2. Methodologies and Frameworks

  • Progressive Delivery: Instead of "blasting" updates to 1,000 clusters simultaneously, Fleet Manager allows for rolling updates across the fleet, environment by environment, while monitoring metrics to ensure stability.
  • Baseline Infrastructure: Platform teams use Fleet Manager to deploy a "baseline" of security and policy controls to all clusters, while still allowing individual teams to manage their specific workloads within assigned "slices" of the fleet.
  • Cross-Cluster Connectivity: By implementing Cilium Cluster Mesh, the system enables "east-west" networking. This allows workloads to communicate seamlessly across clusters, effectively treating the entire fleet as a single compute layer.

3. Real-World Applications

  • Failover and Reliability: With seamless networking, if one cluster or region fails, workloads can be rebalanced to another cluster without the end-user noticing, as the ingress and networking are handled at the fleet level.
  • AI and GPU Optimization: AI workloads present unique challenges due to the scarcity and high cost of GPUs. Fleet Manager helps optimize infrastructure by routing inference requests to the cluster where compute is most available or cost-effective, rather than moving massive datasets.
  • Edge Integration: Through Azure Arc, the team is working to bring edge clusters (e.g., point-of-sale systems in retail) into the same management fleet as cloud-based AKS clusters, allowing for unified deployment and version management.

4. Technical Insights

  • Cilium & eBPF: The use of Cilium provides high-performance networking and granular security policies.

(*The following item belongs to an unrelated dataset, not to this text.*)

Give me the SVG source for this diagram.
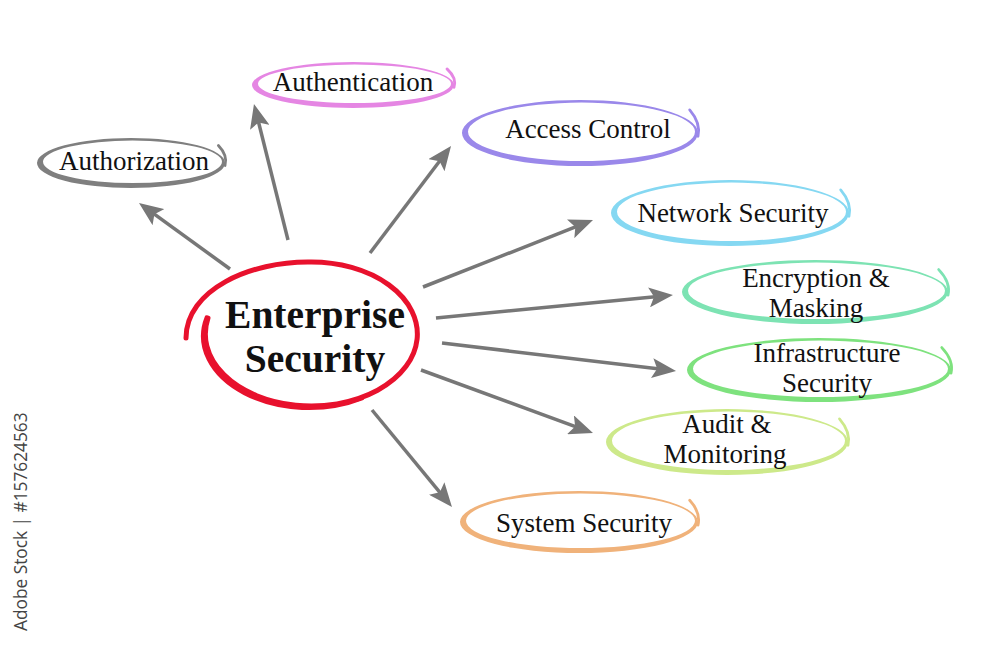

Ebrash highlights that while these tools are available in open source, the value of the managed service is in automating the complex certificate management and configuration required to run them at scale.
  • Upstream Commitment: Ebrash emphasizes that the service maintains compatibility with vanilla, upstream Kubernetes, ensuring that users are not locked into proprietary forks.

5. Notable Quotes

  • "You don't want the 1,000 clusters to just get blasted with your latest update. You want to implement the same way we do rolling updates in one cluster. You need the same kind of concepts for the fleet." — Stefan Ebrash
  • "Whether the workload runs on one cluster or another, it doesn't matter anymore. They can communicate with each other, so you can move the workload from one cluster to another, and the end user is none the wiser." — Stefan Ebrash

6. Synthesis and Conclusion

The transition from managing individual clusters to managing "fleets" is a necessary evolution for large-scale cloud-native operations. Azure Kubernetes Fleet Manager addresses the inherent limitations of single-cluster architectures by providing a centralized layer for policy, security, and networking. By integrating technologies like Cilium Cluster Mesh and supporting AI-driven inference routing, the platform enables organizations to treat their distributed infrastructure as a unified, resilient, and highly efficient compute fabric. The future roadmap focuses on three pillars: enhancing platform engineering capabilities, supporting AI-intensive workloads, and deepening the integration of edge clusters via Azure Arc.